Who? American photographer Gordon Parks was one of the most influential visual documenters of race relations, poverty and urban life during the 20th century. Over the course of his 60-year career he brought these issues to the attention of a huge audience – he was the first African American photographer to work for Life magazine – proving a vital champion of the civil rights movement. Parks was born in Kansas in 1912. He was one of 15 children and his childhood was spent battling the hardships of poverty, segregation and discrimination. At the age of 25, while flicking through a magazine, he stumbled across a photo story on migrant workers. This sparked a burgeoning interest in photography and shortly afterwards Parks purchased a camera from a local pawnshop for “around seven dollars and 50 cents”, as he later recalled, and began teaching himself the basics of the medium. From the start, his talents were blindingly obvious, his style defined by a knack for empathetic storytelling and a discerning eye for composition.
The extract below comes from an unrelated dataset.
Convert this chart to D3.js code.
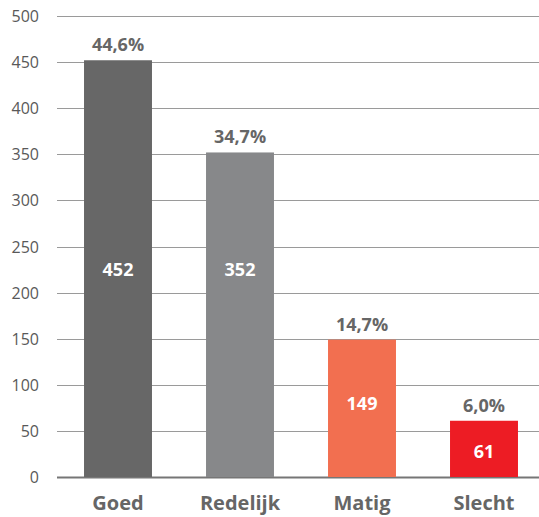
<!DOCTYPE html>
<html>
<head>
<meta charset="utf-8">
<script src="https://cdn.jsdelivr.net/npm/d3@7"></script>
<style>
  body { margin: 0; background: #fff; }
  text { font-family: "Open Sans", sans-serif; }
</style>
</head>
<body>
<svg id="chart" width="539" height="517"></svg>
<script>
const categories = ["Goed", "Redelijk", "Matig", "Slecht"]
const values = [452, 352, 149, 61]
const percents = ["44,6%", "34,7%", "14,7%", "6,0%"]
// where the count labels sit inside the bars, in axis units
const countLabelAt = [226, 226, 80, 28]
const colors = ["#676767", "#87888a", "#f26f50", "#ed1c24"]
const yTicks = [0, 50, 100, 150, 200, 250, 300, 350, 400, 450, 500]

const svg = d3.select("#chart")

let yScale = d3.scaleLinear()
                .domain([0, 500])
                .range([477, 16])

let xScale = d3.scaleBand()
                .domain(categories)
                .range([57, 545])
                .paddingInner(0.443)
                .paddingOuter(0.2215)

// gridlines
svg.append("g").selectAll("line")
    .data(yTicks)
    .join("line")
    .attr("x1", 57).attr("x2", 539)
    .attr("y1", d => Math.round(yScale(d)) + 0.5)
    .attr("y2", d => Math.round(yScale(d)) + 0.5)
    .style("stroke", d => d === 0 ? "#767676" : "#9a9a9a")
    .style("stroke-width", d => d === 0 ? 2 : 1)

// y tick labels
svg.append("g").selectAll("text")
    .data(yTicks)
    .join("text")
    .attr("x", 39)
    .attr("y", d => yScale(d) + 6)
    .attr("text-anchor", "end")
    .style("font-size", "16px")
    .style("fill", "#595959")
    .text(d => d)

// bars
svg.append("g").selectAll("rect")
    .data(values)
    .join("rect")
    .attr("x", (d, i) => xScale(categories[i]))
    .attr("width", xScale.bandwidth())
    .attr("y", d => yScale(d))
    .attr("height", d => yScale(0) - yScale(d))
    .style("fill", (d, i) => colors[i])

// count labels inside
svg.append("g").selectAll("text")
    .data(values)
    .join("text")
    .attr("x", (d, i) => xScale(categories[i]) + xScale.bandwidth() / 2)
    .attr("y", (d, i) => yScale(countLabelAt[i]) + 7)
    .attr("text-anchor", "middle")
    .style("font-size", "18px")
    .style("font-weight", "bold")
    .style("fill", "#ffffff")
    .text(d => d)

// percent labels
svg.append("g").selectAll("text")
    .data(values)
    .join("text")
    .attr("x", (d, i) => xScale(categories[i]) + xScale.bandwidth() / 2)
    .attr("y", d => yScale(d) - 9)
    .attr("text-anchor", "middle")
    .style("font-size", "18px")
    .style("font-weight", "bold")
    .style("fill", "#666666")
    .text((d, i) => percents[i])

// category labels
svg.append("g").selectAll("text")
    .data(categories)
    .join("text")
    .attr("x", d => xScale(d) + xScale.bandwidth() / 2)
    .attr("y", 510)
    .attr("text-anchor", "middle")
    .style("font-size", "20px")
    .style("font-weight", "bold")
    .style("fill", "#666666")
    .text(d => d)
</script>
</body>
</html>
He soon secured some small fashion commissions and by 1942 had caught the attention of the Farm Security Administration (FAS), a government programme dedicated to combating poverty in rural America, who awarded him a fellowship for his evocative images of inner-city life. His accomplished and deeply expressive explorations of the social and economic impacts of racism for FAS garnered much attention; one famous 1948 report on a gang leader in Harlem securing him his position with Life, the most renowned photojournalism publication of the time, where he worked for the next two decades. For the rest of his career, Parks remained a tireless documentarian as well as a passionate activist, offsetting his politically inclined work with portraiture of icons such as Muhammad Ali and Martin Luther King and fashion shoots for publications including American Vogue. He also became a pioneer of Blaxpoitation cinema after directing the 1971 classic Shaft, featuring the first black superhero.

What? Now, a new exhibition at Amsterdam’s Foam photography museum offers the chance to view many of Parks’ most important and captivating works under one roof. These include a number of his lesser-known colour photographs – notably his vivid shot of a immaculately dressed mother and daughter standing beneath a neon sign pointing towards the designated “colored entrance”. Other poignant depictions of the African American plight include an untitled 1964 image in which a forlorn protester clasps a sign that reads, “We are living in a police state”, a statement reaffirmed by a striking photograph of Malcolm X holding up a newspaper bearing the headline, “Seven unarmed negroes shot in cold blood by Los Angeles police”.

Meanwhile, one of Parks’ most iconic Life covers, for a story dubbed ‘The Negro and the City’, shows a small boy, mouth open wide emitting a cry you can almost hear, tears streaming down his cheeks. Parks described his camera as his “weapon of choice”, and no wonder: his pictures don’t simply invite a response, they demand one – but not always in such a bleak manner. His marvellously atmospheric shot taken at a civil rights rally in Watts, California in 1967, for example, focuses in on a man and woman in matching Malcolm X sweaters, the former relaxed and smiling, the latter shouting a spirited chant. A vibrant depiction of camaraderie and passion in the face of adversity, this image embodies Parks’ firm belief that “the camera is not meant just to show misery.”

Why? At a time when America was defined by a sense of unrest and social division, Parks resolved to use photography to help unite and incite change. His images resonate with a tangible sense of humanity that transcends boundaries of race and class. So much so that he managed to overcome the prejudices that existed in the realms of professional photography, paving the way for marginalised imagemakers of the future. “At first I wasn’t sure that I had the talent,” he reflected shortly before his death at the age of 93, “but I did know I had a fear of failure, and that fear compelled me to fight off anything that might abet it.”

Gordon Parks – I Am You is at Foam from June 16 until September 6, 2017.